__What is needed__: Below are the records. List every line holding the word "HTML".
========
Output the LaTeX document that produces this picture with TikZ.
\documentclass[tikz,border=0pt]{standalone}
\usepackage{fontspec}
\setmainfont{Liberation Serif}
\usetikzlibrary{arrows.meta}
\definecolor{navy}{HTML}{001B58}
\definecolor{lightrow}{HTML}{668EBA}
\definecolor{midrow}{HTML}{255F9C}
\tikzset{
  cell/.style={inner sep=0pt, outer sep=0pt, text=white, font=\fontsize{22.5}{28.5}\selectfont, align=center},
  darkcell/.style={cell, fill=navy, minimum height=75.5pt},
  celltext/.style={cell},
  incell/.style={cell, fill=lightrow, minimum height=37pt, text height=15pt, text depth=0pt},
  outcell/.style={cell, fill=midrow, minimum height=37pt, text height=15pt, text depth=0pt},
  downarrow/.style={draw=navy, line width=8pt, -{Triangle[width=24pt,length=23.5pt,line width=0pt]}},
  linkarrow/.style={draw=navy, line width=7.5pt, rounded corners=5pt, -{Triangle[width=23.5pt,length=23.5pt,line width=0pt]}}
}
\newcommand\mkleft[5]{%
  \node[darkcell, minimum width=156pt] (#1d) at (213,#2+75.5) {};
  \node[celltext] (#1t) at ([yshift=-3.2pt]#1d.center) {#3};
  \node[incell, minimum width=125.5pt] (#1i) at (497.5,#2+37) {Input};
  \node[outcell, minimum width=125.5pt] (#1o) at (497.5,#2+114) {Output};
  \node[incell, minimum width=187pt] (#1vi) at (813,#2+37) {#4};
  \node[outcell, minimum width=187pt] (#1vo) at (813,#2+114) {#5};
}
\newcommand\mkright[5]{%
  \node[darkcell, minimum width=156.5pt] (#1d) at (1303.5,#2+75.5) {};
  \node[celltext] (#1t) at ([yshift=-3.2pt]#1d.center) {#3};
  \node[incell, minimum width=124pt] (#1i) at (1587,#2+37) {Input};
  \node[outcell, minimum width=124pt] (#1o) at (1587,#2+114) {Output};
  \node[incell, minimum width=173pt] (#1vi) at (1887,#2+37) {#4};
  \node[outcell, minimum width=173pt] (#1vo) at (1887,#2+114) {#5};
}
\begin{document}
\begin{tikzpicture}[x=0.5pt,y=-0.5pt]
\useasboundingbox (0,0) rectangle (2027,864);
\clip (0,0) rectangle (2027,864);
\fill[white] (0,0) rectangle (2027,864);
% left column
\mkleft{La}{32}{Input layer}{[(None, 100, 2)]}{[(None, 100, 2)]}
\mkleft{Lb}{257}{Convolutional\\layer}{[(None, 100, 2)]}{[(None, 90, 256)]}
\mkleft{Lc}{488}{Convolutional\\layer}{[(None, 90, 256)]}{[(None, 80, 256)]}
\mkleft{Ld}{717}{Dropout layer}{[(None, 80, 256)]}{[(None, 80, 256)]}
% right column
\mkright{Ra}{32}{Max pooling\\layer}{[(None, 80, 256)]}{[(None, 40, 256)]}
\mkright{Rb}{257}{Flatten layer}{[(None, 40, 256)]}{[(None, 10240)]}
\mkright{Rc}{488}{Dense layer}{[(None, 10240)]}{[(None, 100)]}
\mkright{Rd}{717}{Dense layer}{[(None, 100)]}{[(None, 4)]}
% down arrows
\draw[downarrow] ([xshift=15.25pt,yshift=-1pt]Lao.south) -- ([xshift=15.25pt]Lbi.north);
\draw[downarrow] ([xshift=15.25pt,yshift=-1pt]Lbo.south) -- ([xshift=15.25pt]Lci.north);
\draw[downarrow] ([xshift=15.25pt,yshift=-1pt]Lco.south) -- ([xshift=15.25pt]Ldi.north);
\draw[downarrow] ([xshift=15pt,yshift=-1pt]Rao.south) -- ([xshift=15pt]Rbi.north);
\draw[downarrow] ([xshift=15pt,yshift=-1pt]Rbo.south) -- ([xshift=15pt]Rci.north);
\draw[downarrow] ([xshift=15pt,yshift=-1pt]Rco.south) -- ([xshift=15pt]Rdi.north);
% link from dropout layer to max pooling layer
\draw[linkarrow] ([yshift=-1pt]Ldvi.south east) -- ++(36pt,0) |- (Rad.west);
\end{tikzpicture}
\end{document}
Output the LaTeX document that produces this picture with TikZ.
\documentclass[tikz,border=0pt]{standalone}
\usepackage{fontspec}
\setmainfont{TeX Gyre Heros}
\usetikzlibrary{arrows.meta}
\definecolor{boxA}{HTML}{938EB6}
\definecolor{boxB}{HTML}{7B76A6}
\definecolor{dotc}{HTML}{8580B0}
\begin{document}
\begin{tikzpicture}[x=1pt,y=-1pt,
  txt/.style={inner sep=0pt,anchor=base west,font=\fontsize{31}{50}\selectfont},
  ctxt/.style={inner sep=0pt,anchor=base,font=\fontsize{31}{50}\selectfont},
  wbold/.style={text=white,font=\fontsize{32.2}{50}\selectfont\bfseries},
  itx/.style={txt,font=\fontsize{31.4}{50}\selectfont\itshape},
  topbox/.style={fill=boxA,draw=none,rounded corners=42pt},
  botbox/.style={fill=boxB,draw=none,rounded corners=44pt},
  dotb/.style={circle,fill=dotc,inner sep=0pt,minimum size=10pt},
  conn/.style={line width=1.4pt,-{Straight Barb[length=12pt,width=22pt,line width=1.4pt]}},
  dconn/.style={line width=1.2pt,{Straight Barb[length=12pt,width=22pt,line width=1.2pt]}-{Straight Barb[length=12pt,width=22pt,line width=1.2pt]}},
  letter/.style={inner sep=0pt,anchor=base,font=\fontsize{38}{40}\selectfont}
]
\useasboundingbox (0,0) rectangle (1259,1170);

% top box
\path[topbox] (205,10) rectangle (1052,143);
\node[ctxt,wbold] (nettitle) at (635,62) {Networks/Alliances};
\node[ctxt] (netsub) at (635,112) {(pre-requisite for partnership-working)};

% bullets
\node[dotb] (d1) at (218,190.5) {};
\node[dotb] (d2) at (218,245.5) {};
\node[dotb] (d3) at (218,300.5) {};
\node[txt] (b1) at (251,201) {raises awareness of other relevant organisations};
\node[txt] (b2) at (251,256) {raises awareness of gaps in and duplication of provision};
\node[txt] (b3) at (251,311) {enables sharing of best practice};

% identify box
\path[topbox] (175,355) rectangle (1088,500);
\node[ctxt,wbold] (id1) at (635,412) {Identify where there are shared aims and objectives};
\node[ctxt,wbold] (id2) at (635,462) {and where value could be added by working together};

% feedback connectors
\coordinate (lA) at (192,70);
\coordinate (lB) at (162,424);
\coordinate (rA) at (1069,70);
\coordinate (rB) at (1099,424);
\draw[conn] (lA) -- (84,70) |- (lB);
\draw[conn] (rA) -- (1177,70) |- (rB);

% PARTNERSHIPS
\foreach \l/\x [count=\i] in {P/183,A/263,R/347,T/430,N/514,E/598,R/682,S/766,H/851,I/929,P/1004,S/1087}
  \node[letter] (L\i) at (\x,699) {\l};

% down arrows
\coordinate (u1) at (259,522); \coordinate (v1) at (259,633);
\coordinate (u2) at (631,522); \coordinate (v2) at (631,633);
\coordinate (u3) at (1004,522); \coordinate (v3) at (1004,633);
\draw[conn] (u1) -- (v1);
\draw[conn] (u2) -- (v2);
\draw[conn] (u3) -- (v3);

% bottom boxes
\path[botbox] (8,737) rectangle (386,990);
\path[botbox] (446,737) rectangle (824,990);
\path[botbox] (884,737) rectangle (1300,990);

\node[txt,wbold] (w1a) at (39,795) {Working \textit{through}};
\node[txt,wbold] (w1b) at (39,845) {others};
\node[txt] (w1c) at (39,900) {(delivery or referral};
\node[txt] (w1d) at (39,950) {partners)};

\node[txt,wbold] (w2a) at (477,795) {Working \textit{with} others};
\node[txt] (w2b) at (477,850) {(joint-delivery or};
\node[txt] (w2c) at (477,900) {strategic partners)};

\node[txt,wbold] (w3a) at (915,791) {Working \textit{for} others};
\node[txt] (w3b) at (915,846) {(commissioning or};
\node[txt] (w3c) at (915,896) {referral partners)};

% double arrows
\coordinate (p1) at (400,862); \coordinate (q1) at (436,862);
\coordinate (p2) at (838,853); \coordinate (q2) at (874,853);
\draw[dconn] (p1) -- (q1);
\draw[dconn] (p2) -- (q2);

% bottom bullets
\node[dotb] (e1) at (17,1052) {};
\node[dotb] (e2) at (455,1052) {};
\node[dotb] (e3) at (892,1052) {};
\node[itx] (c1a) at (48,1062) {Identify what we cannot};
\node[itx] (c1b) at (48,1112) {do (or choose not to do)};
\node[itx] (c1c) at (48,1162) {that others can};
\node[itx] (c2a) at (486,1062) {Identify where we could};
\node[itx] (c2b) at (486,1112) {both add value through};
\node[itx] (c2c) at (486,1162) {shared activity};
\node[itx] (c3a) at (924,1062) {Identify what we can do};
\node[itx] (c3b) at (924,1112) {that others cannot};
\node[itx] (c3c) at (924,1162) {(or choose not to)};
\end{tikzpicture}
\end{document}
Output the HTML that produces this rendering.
========
__Exercise response__:
\definecolor{navy}{HTML}{001B58}
\definecolor{lightrow}{HTML}{668EBA}
\definecolor{midrow}{HTML}{255F9C}
\definecolor{boxA}{HTML}{938EB6}
\definecolor{boxB}{HTML}{7B76A6}
\definecolor{dotc}{HTML}{8580B0}
Output the HTML that produces this rendering.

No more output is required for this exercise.